I like casual sex, sometimes, whether with friends or just Tinder interests who don’t seem like a good relationship fit. I also want serious relationships out of my dating, I just haven’t met anyone serious in a while. My partner is judgemental about this because he thinks that the whole point of polyamory is avoiding casual sex- “that’s swinging. Why would you bother with that? That isn’t polyamory” He spends weeks getting to know people deeply before starting to have sex with them. I think we both just have different dating styles, but he’s turning it into a philosophical battle and we keep going in circles, because I think the way he says it is judgemental and slut shaming, and he gets mad about that but still holds firm. I think you can be polyamorous and still have casual sex, he thinks you can’t. Who is right and how do we stop having this circular argument?
The good and bad thing about relationship philosophy is that no one is ever really right. You and your partner, however, have to figure out a way to have this conversation that first, isn’t a fight, and second, includes what’s really bothering each of you about this situation. I only have one side to work from, but it sounds like you’re getting caught in a kneejerk reaction to being told what you’re doing “isn’t polyamory,” as well as needing your partner to be on board with the way you date, and like your partner has some baggage to unpack around casual sex and around a little bit of a superiority thing around polyamory vs. other kinds of ethical nonmonogamy.
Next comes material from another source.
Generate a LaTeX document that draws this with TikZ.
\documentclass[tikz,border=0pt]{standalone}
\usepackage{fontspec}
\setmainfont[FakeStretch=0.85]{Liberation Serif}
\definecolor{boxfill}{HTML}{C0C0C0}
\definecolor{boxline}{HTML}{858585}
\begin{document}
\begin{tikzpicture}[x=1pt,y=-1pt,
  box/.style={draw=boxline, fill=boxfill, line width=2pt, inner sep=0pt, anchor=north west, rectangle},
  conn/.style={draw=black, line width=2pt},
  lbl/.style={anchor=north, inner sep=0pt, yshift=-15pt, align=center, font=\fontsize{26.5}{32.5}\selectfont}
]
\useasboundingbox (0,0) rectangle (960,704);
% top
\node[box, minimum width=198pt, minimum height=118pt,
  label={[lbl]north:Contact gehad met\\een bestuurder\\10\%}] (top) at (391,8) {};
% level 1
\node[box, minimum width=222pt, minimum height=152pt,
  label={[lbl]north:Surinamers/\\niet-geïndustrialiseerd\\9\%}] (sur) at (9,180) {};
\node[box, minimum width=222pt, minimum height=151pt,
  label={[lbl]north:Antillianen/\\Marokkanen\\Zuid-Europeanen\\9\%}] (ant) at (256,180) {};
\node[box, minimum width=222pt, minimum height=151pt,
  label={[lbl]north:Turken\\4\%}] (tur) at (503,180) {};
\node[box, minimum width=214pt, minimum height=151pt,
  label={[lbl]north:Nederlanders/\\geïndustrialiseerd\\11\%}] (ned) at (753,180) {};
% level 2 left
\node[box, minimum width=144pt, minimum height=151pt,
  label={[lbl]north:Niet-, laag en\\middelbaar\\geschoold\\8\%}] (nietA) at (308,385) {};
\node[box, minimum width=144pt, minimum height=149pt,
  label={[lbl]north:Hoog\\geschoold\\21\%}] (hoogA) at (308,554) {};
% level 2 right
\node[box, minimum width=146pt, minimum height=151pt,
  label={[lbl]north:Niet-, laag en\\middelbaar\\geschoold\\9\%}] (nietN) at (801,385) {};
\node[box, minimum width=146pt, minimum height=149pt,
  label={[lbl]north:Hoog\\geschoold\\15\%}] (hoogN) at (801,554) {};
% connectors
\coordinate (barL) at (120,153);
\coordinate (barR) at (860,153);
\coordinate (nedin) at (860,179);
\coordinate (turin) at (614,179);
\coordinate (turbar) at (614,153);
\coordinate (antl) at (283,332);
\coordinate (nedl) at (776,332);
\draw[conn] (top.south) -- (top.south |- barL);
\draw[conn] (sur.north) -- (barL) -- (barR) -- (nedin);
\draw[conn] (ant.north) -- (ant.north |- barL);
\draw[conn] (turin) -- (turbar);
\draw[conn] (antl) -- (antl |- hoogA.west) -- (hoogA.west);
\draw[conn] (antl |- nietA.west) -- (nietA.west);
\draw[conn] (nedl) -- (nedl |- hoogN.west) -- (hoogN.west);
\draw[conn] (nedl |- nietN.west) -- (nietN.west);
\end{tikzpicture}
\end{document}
However, him telling you you’re overreacting to his language and you telling him that he’s got a superiority complex are probably exactly how you end up having the same fight over and over. Let’s think about how to break the cycle. At a time when you aren’t having this fight, ask him if you can talk about it. Find out (if you don’t know already) if he has a history with swinging or other kinds of nonmonogamy that make him feel like he has to distance himself from that behavior or those stereotypes, or if he has concerns with making polyamory “look good” to family and friends as he’s hoping to introduce them to partners and thinks there will be discomfort around you dating around in the way you prefer. Try to use “I” statements around the parts of the conversation that involve your feelings; “I feel badly about not being ‘poly enough’ for your standards when you bring this up so often” rather than “you make me feel bad because you keep bringing this up” is a tiny difference that can make a world of difference in how a message is received. If it really is a “polyamory is better and this is how you do it” thing, then pointing out that this is an interpretation of a relationship style and it doesn’t obligate him to do anything he doesn’t want for you to seek sexual connection even in cases where you aren’t romantic is pretty much all you can do.
Be prepared that his answers might reveal some of the sex-negativity you accuse him of in fights - and just like you get mad at the implication you’re not polyamorous enough, but also are unsure enough about it to ask me my opinion just in case you’re wrong, he might be just a little bit caught in cultural sex-negativity. He doesn’t mean to be slut-shaming...but he’s got concerns about casual sex that include things that are kind of slut-shaming, like being worried about what people will think of you if you ‘get around,’ or not knowing much about STI risks but being worried overall, even if you test frequently.
And that’s where the two of you might have to look at your agreements. If, in theory, both of you have agreed you can choose when to start having sex with anyone you’re seeing without consulting, but he’s actually uncomfortable with how that’s worked out… it needs addressing, and not in a passive-aggressive, guilt you into a fight way. You need to figure out if he’s worried about STIs and if using different safer sex methods or getting him more information on real life risk levels “fix” that, if that’s a change you’re willing to make. He needs to find out if he’s making assumptions based on the wrong information, and if he has the right information but is still uncomfortable, he needs to figure out a boundary, an action he can take himself, that makes him more comfortable. Figuring that out might include “ask partner if they’re willing to use barriers for this additional action or test more often” but if his partner won’t, are there steps he can take that he isn’t (using barriers with you if he isn’t, for example) to feel safer? If not, the two of you might be incompatible in how you practice this, and depending on how long you’ve been together and how entwined your lives are, one or both of you might decide to change your behavior to make your partner happier, or you might decide that this incompatibility is The End for this relationship.
Love and good luck in all your conversations,
(Really though, to the handful of people who sent me variations on this, good luck! It’s a hard situation to navigate, and I hope you make it through with everyone happy with the result.)